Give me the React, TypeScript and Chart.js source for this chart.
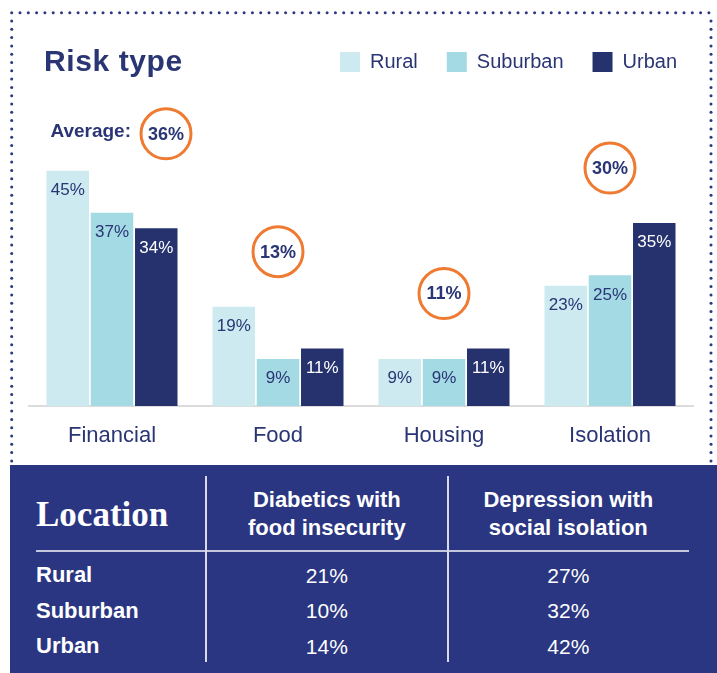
import React, { useEffect, useRef } from 'react';
import { Chart, registerables } from 'chart.js';

Chart.register(...registerables);

// ---------- data ----------
const categories = ['Financial', 'Food', 'Housing', 'Isolation'];
const seriesNames = ['Rural', 'Suburban', 'Urban'];
const rural = [45, 19, 9, 23];
const suburban = [37, 9, 9, 25];
const urban = [34, 11, 11, 35];
const averages = [36, 13, 11, 30];
const averageLabel = 'Average:';
const chartTitle = 'Risk type';

const tableTitle = 'Location';
const tableHeaders = [['Diabetics with', 'food insecurity'], ['Depression with', 'social isolation']];
const tableLocations = ['Rural', 'Suburban', 'Urban'];
const diabeticsFoodInsecurity = [21, 10, 14];
const depressionSocialIsolation = [27, 32, 42];

// ---------- styles ----------
const FONT = '"Liberation Sans", Arial, Helvetica, sans-serif';
const SERIF = '"Liberation Serif", "Times New Roman", serif';
const TEXT = '#2A3574';
const COLORS = ['#CDEAF0', '#A3DAE4', '#26326E'];
const ORANGE = '#EE7B31';
const TABLE_BG = '#2A3681';
const DOT = '#2B3781';

const overlayPlugin = {
  id: 'overlay',
  afterDatasetsDraw(chart: any) {
    const ctx = chart.ctx;
    ctx.save();
    ctx.textAlign = 'center';
    ctx.textBaseline = 'middle';
    chart.data.datasets.forEach((ds: any, di: number) => {
      const meta = chart.getDatasetMeta(di);
      meta.data.forEach((bar: any, i: number) => {
        ctx.font = `17px ${FONT}`;
        ctx.fillStyle = di === 2 ? '#ffffff' : TEXT;
        ctx.fillText(`${ds.data[i]}%`, bar.x, bar.y + 19.5);
      });
    });
    const xs = chart.scales.x;
    const ys = chart.scales.y;
    averages.forEach((avg, i) => {
      const maxV = Math.max(rural[i], suburban[i], urban[i]);
      const top = ys.getPixelForValue(maxV);
      const cx = xs.getPixelForValue(i) + (i === 0 ? 54 : 0);
      const cy = top - (i === 0 ? 37 : 55);
      ctx.beginPath();
      ctx.arc(cx, cy, 25, 0, Math.PI * 2);
      ctx.lineWidth = 3;
      ctx.strokeStyle = ORANGE;
      ctx.stroke();
      ctx.fillStyle = TEXT;
      ctx.textAlign = 'center';
      ctx.font = `bold 18px ${FONT}`;
      ctx.fillText(`${avg}%`, cx, cy + 1);
      if (i === 0) {
        ctx.textAlign = 'right';
        ctx.font = `bold 19px ${FONT}`;
        ctx.fillText(averageLabel, cx - 35, cy - 2);
      }
    });
    ctx.restore();
  },
};

function ChartCanvas() {
  const ref = useRef<HTMLCanvasElement | null>(null);
  useEffect(() => {
    if (!ref.current) return;
    const chart = new Chart(ref.current, {
      type: 'bar',
      data: {
        labels: categories,
        datasets: [rural, suburban, urban].map((d, i) => ({
          label: seriesNames[i],
          data: d,
          backgroundColor: COLORS[i],
          borderWidth: 0,
          categoryPercentage: 0.8,
          barPercentage: 0.96,
        })),
      },
      options: {
        responsive: false,
        animation: false,
        layout: { padding: { left: 29, right: 11, top: 23, bottom: 0.6 } },
        plugins: {
          title: { display: false },
          tooltip: { enabled: false },
          legend: {
            display: true,
            position: 'top',
            align: 'end',
            labels: {
              boxWidth: 20,
              boxHeight: 20,
              padding: 29,
              color: TEXT,
              font: { family: FONT, size: 20 },
            },
          },
        },
        scales: {
          x: {
            grid: { display: false, drawTicks: false },
            border: { display: true, color: '#DCDCDC', width: 2 },
            ticks: { color: TEXT, font: { family: FONT, size: 22 }, padding: 17 },
          },
          y: {
            display: true,
            position: 'right',
            min: 0,
            max: 62,
            grid: { display: false, drawTicks: false },
            border: { display: false },
            ticks: { display: false },
            afterFit: (s: any) => {
              s.width = 13;
            },
          },
        },
      } as any,
      plugins: [overlayPlugin],
    });
    return () => chart.destroy();
  }, []);
  return (
    <canvas
      ref={ref}
      width={717}
      height={467}
      style={{ position: 'absolute', left: 0, top: 0, width: 717, height: 467 }}
    />
  );
}

function Dots() {
  const dots: JSX.Element[] = [];
  const step = 8.3;
  for (let x = 11.7; x <= 712; x += step) dots.push(<circle key={'t' + x} cx={x} cy={12.7} r={1.5} fill={DOT} />);
  for (let y = 12.7 + step; y <= 463; y += step) {
    dots.push(<circle key={'l' + y} cx={11.7} cy={y} r={1.5} fill={DOT} />);
    dots.push(<circle key={'r' + y} cx={711} cy={y} r={1.5} fill={DOT} />);
  }
  return (
    <svg width={717} height={673} style={{ position: 'absolute', left: 0, top: 0 }}>
      {dots}
    </svg>
  );
}

const abs = (o: React.CSSProperties): React.CSSProperties => ({ position: 'absolute', whiteSpace: 'nowrap', ...o });

export default function App() {
  const col2 = { left: 206, width: 241.7 };
  const col3 = { left: 447.7, width: 241.3 };
  const rowTops = [565, 600.3, 635.6];
  return (
    <div style={{ position: 'absolute', left: 0, top: 0, width: 717, height: 673, overflow: 'hidden', background: '#fff' }}>
      <Dots />
      <ChartCanvas />
      <div style={abs({ left: 44, top: 46.3, font: `bold 30px ${FONT}`, lineHeight: '30px', letterSpacing: '0.6px', color: TEXT })}>{chartTitle}</div>

      <div style={abs({ left: 10, top: 465, width: 707, height: 208, background: TABLE_BG })} />
      <div style={abs({ left: 36, top: 496.7, font: `bold 35px ${SERIF}`, lineHeight: '35px', color: '#fff' })}>{tableTitle}</div>
      {[col2, col3].map((c, i) => (
        <div
          key={'h' + i}
          style={abs({
            left: c.left,
            width: c.width,
            top: 485.6,
            textAlign: 'center',
            font: `bold 22px ${FONT}`,
            lineHeight: '28.3px',
            color: '#fff',
          })}
        >
          {tableHeaders[i][0]}
          <br />
          {tableHeaders[i][1]}
        </div>
      ))}
      <div style={abs({ left: 36, top: 550, width: 653, height: 2, background: '#C5C8DD' })} />
      <div style={abs({ left: 205.3, top: 476, width: 1.5, height: 186, background: '#D8DAE8' })} />
      <div style={abs({ left: 447, top: 476, width: 1.5, height: 186, background: '#D8DAE8' })} />
      {tableLocations.map((loc, i) => (
        <React.Fragment key={loc}>
          <div style={abs({ left: 36, top: rowTops[i] - 0.8, font: `bold 22px ${FONT}`, lineHeight: '22px', color: '#fff' })}>{loc}</div>
          <div style={abs({ left: col2.left, width: col2.width, top: rowTops[i], textAlign: 'center', font: `21px ${FONT}`, lineHeight: '21px', color: '#fff' })}>
            {diabeticsFoodInsecurity[i]}%
          </div>
          <div style={abs({ left: col3.left, width: col3.width, top: rowTops[i], textAlign: 'center', font: `21px ${FONT}`, lineHeight: '21px', color: '#fff' })}>
            {depressionSocialIsolation[i]}%
          </div>
        </React.Fragment>
      ))}
    </div>
  );
}
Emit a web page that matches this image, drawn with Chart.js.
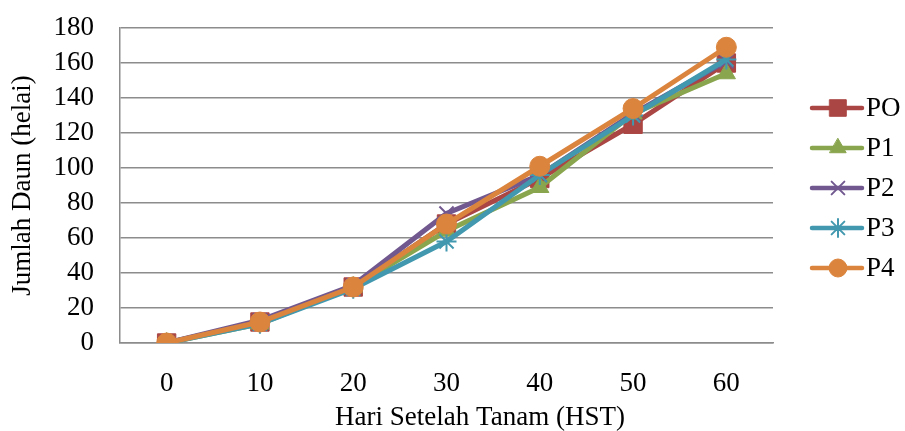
<!DOCTYPE html>
<html>
<head>
<meta charset="utf-8">
<script src="https://cdn.jsdelivr.net/npm/chart.js@4.4.1/dist/chart.umd.min.js"></script>
<style>
html,body{margin:0;padding:0;background:#fff;}
#wrap{position:relative;width:905px;height:431px;}
</style>
</head>
<body>
<div id="wrap"><canvas id="c" width="905" height="431"></canvas></div>
<script>
const categories = ['0','10','20','30','40','50','60'];
const seriesNames = ['PO','P1','P2','P3','P4'];
const valuesPO = [0, 12, 32, 68, 94, 125, 160];
const valuesP1 = [0, 11, 32, 64, 89, 131, 154];
const valuesP2 = [0, 13, 33, 74, 96, 131, 161];
const valuesP3 = [0, 11, 31, 58, 96, 130, 162];
const valuesP4 = [0, 12, 32, 68, 101, 134, 169];
const yTicks = [0,20,40,60,80,100,120,140,160,180];
const xTitle = 'Hari Setelah Tanam (HST)';
const yTitle = 'Jumlah Daun (helai)';

const colors = ['#AA4643','#89A54E','#71588F','#4198AF','#DB843D'];
const styles = ['rect','triangle','crossRot','star','circle'];
const radii = [13, 10.5, 10, 10, 10];
const allValues = [valuesPO, valuesP1, valuesP2, valuesP3, valuesP4];
const FONT = '"Liberation Serif", "Times New Roman", serif';
const FS = 27;
const gridColor = '#8C8C8C';

const datasets = seriesNames.map((n, i) => ({
  label: n,
  data: allValues[i],
  borderColor: colors[i],
  backgroundColor: colors[i],
  pointBackgroundColor: colors[i],
  pointBorderColor: colors[i],
  pointStyle: styles[i],
  pointRadius: radii[i],
  pointHoverRadius: radii[i],
  pointBorderWidth: (styles[i] === 'crossRot' || styles[i] === 'star') ? 2 : 1,
  borderWidth: 5,
  tension: 0,
  fill: false,
  order: seriesNames.length - i
}));

const legendPlugin = {
  id: 'customLegend',
  afterDraw(chart) {
    const ctx = chart.ctx;
    const x0 = 812, x1 = 862, mx = 838, tx = 866, y0 = 108, step = 40;
    chart.data.datasets.forEach((ds, i) => {
      const y = y0 + i * step;
      ctx.save();
      ctx.strokeStyle = ds.borderColor;
      ctx.lineWidth = 4.5;
      ctx.lineCap = 'round';
      ctx.beginPath(); ctx.moveTo(x0, y); ctx.lineTo(x1, y); ctx.stroke();
      ctx.fillStyle = ds.pointBackgroundColor;
      ctx.strokeStyle = ds.pointBorderColor;
      ctx.lineWidth = ds.pointBorderWidth;
      Chart.helpers.drawPoint(ctx, {pointStyle: ds.pointStyle, radius: ds.pointRadius * 0.9, rotation: 0, borderWidth: ds.pointBorderWidth}, mx, y);
      ctx.fillStyle = '#000';
      ctx.font = FS + 'px ' + FONT;
      ctx.textBaseline = 'middle';
      ctx.textAlign = 'left';
      ctx.fillText(ds.label, tx, y + 1);
      ctx.restore();
    });
    ctx.save();
    ctx.fillStyle = '#000';
    ctx.font = FS + 'px ' + FONT;
    ctx.textAlign = 'center';
    ctx.textBaseline = 'alphabetic';
    ctx.fillText(xTitle, 480, 425);
    ctx.restore();
  }
};

new Chart(document.getElementById('c'), {
  type: 'line',
  data: { labels: categories, datasets },
  options: {
    responsive: false,
    animation: false,
    events: [],
    layout: { padding: { top: 28, right: 132, left: 0, bottom: 0 } },
    plugins: { legend: { display: false }, tooltip: { enabled: false } },
    scales: {
      x: {
        offset: true,
        grid: { display: false, drawTicks: false },
        border: { display: true, color: gridColor, width: 1.5 },
        ticks: { color: '#000', font: { family: FONT, size: FS }, padding: 25, maxRotation: 0, autoSkip: false },
        title: { display: false },
        afterFit(s) { s.height = 88; s.paddingLeft = 0; s.paddingRight = 0; }
      },
      y: {
        min: 0, max: 180,
        afterBuildTicks(s) { s.ticks = yTicks.map(v => ({ value: v })); },
        grid: { color: gridColor, lineWidth: 1.5, drawTicks: false },
        border: { display: true, color: gridColor, width: 1.5 },
        ticks: { color: '#000', font: { family: FONT, size: FS }, padding: 26, autoSkip: false },
        title: { display: true, text: yTitle, color: '#000', font: { family: FONT, size: FS }, padding: { top: 7, bottom: 0 } },
        afterFit(s) { s.width = 120; s.paddingTop = 0; s.paddingBottom = 0; }
      }
    }
  },
  plugins: [legendPlugin]
});
</script>
</body>
</html>
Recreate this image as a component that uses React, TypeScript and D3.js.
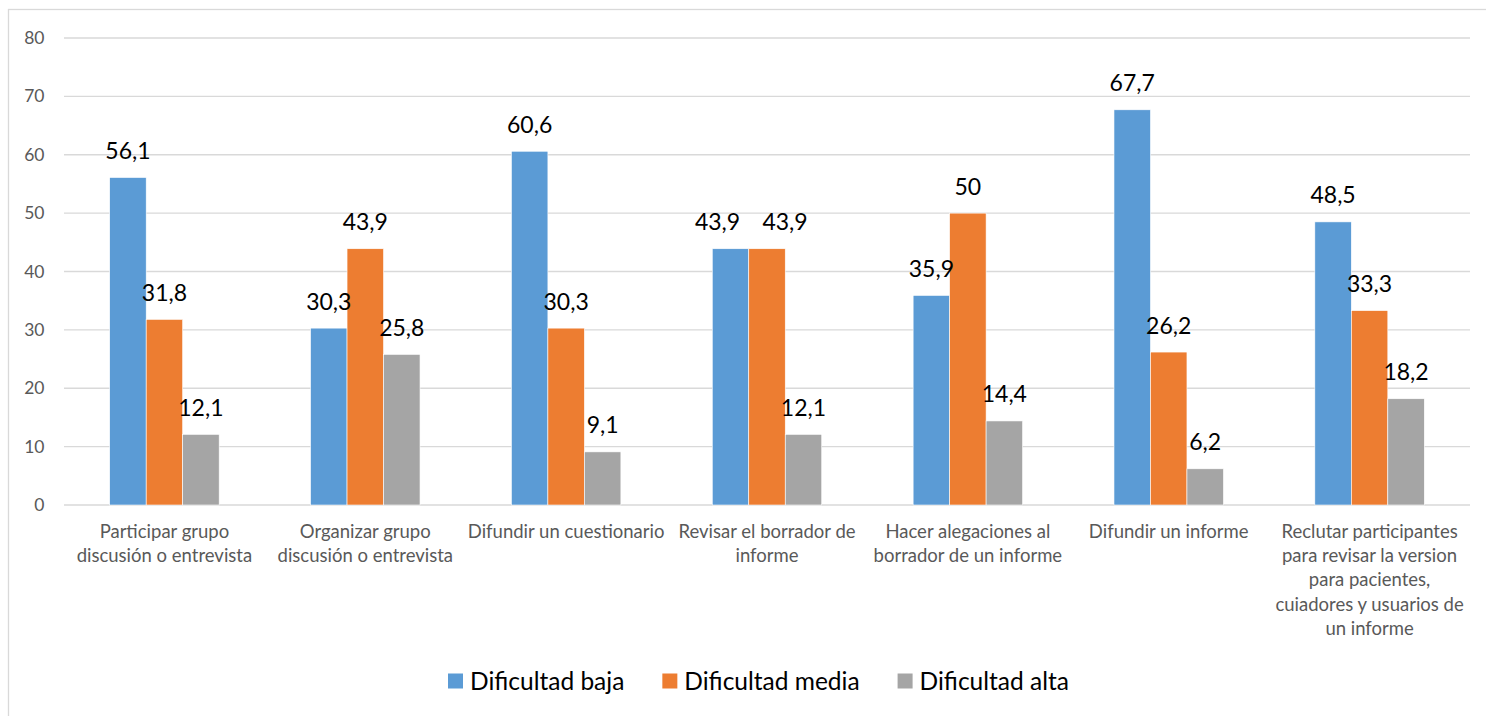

------------------------------------------------

**Requirement:** Pictures excluded, repeat exactly the lines from the top of the material through the line with "Chart.register(...registerables);", including both of those lines.

**Solution to this task:**
Give me the React, TypeScript and Chart.js source for this chart.
import React, { useEffect, useRef } from 'react';
import { Chart, registerables } from 'chart.js';

Chart.register(...registerables);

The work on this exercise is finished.